begin TASK INPUTS

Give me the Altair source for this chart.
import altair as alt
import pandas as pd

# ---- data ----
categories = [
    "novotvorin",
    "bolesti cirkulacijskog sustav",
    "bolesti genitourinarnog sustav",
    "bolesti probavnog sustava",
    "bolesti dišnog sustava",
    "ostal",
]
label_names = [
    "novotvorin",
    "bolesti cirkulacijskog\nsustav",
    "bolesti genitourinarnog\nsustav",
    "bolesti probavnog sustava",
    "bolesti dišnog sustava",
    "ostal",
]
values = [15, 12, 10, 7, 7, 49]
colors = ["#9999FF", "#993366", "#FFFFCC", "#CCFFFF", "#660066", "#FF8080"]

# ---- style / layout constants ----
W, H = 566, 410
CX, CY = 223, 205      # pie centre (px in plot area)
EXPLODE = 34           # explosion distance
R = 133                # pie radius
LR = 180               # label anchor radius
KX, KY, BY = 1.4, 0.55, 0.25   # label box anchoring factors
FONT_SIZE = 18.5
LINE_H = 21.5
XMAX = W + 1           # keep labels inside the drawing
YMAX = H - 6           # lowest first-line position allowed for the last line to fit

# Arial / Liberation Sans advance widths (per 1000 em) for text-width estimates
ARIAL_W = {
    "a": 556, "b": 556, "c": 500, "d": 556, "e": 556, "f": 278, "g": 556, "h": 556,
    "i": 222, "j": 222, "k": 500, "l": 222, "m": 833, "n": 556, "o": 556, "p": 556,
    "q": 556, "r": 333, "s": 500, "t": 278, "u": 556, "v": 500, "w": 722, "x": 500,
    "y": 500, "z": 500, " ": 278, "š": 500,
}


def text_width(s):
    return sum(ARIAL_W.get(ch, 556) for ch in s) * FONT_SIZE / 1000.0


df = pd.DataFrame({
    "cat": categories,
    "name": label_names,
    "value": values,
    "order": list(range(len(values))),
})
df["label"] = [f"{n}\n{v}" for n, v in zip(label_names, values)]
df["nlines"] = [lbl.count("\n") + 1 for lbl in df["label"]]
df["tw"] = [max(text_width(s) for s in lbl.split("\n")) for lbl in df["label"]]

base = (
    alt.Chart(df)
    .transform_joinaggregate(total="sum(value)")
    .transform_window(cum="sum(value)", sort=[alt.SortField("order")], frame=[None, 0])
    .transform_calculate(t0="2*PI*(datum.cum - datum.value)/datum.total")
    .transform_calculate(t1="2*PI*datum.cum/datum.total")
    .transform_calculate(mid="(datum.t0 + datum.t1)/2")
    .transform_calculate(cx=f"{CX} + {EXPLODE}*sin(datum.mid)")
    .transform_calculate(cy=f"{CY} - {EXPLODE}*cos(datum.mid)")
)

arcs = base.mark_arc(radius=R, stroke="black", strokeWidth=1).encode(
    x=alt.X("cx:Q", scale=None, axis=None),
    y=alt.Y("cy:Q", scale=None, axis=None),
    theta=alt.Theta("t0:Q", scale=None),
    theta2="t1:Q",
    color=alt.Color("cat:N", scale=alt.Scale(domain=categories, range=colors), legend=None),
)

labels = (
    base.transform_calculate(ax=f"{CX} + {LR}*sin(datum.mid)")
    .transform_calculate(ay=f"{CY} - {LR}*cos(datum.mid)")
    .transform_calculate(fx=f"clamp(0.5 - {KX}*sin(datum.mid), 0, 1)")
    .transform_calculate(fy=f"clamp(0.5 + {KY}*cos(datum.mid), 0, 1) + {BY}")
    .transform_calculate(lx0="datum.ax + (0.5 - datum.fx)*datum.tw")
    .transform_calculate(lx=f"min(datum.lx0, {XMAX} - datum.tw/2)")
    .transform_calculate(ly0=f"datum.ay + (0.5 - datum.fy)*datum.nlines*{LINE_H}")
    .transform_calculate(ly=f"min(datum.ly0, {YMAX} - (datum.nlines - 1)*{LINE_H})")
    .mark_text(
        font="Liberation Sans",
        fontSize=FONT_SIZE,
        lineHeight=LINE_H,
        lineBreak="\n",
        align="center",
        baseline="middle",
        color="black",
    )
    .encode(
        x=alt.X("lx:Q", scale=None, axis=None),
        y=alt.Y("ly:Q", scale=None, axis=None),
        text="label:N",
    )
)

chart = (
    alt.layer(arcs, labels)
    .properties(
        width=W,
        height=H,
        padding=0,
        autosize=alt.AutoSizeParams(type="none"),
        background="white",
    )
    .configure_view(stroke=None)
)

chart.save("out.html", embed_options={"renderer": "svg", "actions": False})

end TASK INPUTS
begin TASK INPUTS

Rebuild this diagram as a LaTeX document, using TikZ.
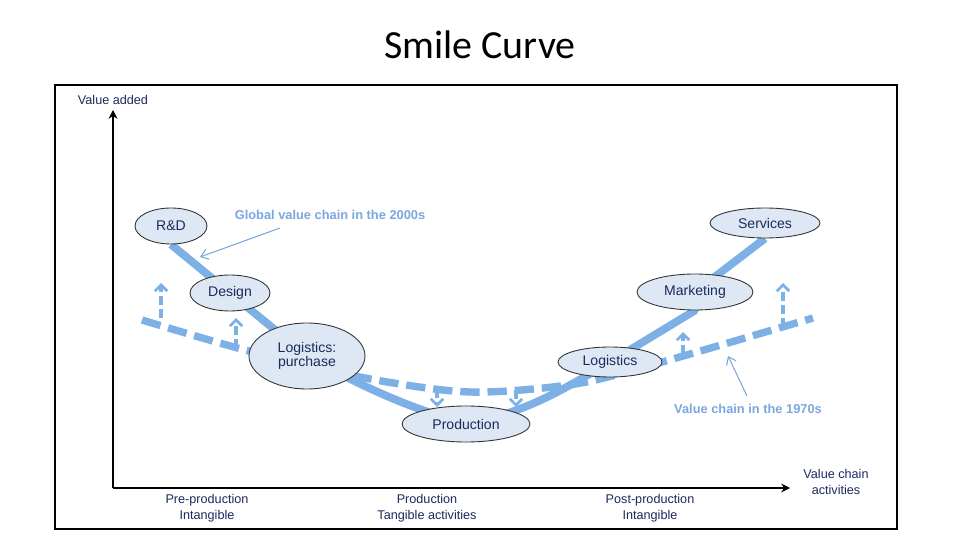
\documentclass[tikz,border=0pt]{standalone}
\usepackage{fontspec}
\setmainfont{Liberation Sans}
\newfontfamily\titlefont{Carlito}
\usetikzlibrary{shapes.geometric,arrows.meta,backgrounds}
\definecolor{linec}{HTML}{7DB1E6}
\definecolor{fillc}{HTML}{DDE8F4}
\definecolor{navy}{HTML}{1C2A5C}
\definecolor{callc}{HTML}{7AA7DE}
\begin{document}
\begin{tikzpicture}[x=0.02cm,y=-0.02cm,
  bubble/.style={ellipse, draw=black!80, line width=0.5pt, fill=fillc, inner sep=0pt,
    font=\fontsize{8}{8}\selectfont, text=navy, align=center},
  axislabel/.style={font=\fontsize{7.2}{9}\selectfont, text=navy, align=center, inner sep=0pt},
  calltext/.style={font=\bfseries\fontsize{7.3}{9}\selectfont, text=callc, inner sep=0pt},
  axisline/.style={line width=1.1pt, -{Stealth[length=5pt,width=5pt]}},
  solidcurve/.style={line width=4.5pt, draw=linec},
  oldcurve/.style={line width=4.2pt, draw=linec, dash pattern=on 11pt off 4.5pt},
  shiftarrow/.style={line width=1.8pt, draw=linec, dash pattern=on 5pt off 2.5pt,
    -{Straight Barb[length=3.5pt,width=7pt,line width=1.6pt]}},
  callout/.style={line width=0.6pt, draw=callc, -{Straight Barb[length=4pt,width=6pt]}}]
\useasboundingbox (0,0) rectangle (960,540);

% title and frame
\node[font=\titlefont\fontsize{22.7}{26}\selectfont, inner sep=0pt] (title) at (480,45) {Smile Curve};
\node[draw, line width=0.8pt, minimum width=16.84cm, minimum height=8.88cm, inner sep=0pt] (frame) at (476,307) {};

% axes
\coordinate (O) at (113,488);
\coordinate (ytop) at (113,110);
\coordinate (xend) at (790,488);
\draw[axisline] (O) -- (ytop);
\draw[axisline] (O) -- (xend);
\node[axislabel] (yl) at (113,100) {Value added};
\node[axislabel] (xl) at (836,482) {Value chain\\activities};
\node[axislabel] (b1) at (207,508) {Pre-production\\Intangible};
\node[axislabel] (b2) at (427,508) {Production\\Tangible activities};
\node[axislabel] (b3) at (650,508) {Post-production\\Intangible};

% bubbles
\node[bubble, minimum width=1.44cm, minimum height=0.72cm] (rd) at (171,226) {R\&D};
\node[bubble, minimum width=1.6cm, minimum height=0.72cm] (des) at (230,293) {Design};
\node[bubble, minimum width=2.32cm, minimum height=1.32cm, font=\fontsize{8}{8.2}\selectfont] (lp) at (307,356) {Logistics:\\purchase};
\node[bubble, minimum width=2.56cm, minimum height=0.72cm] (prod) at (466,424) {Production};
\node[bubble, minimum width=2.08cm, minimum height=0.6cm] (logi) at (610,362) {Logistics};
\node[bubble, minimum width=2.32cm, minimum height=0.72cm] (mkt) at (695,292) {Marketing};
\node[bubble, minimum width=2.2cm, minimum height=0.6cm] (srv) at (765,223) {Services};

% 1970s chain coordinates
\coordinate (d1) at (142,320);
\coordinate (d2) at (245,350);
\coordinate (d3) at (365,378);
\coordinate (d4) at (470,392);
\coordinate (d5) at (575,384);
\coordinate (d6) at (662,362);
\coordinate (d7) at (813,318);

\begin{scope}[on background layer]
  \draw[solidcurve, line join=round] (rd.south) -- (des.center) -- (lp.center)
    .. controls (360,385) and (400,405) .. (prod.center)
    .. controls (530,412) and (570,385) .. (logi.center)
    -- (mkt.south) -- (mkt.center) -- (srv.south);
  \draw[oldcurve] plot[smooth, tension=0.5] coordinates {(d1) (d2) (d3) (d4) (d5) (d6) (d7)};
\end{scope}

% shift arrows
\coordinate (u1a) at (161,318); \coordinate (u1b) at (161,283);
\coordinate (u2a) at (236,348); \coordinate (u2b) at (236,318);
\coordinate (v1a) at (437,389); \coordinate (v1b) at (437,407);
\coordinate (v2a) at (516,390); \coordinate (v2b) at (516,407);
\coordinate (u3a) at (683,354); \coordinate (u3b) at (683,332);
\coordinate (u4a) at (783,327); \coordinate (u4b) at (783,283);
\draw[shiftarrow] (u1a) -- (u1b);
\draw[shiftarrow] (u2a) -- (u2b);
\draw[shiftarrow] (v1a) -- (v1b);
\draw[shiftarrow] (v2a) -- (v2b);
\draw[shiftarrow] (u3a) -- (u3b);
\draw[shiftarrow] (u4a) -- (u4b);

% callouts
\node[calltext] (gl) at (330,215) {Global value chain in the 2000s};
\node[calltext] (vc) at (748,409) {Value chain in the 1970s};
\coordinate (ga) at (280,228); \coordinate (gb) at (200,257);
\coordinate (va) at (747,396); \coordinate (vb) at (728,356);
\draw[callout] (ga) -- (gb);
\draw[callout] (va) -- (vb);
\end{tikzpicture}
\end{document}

end TASK INPUTS

PROBLEM REQUIREMENTS:
In the listing above, locate the line containing "Give me the Altair source for this chart." and the line containing "import pandas as pd". Extract those two lines and every line between them, exactly as written, and only those.

SOLUTION FOR THIS TASK:
Give me the Altair source for this chart.
import altair as alt
import pandas as pd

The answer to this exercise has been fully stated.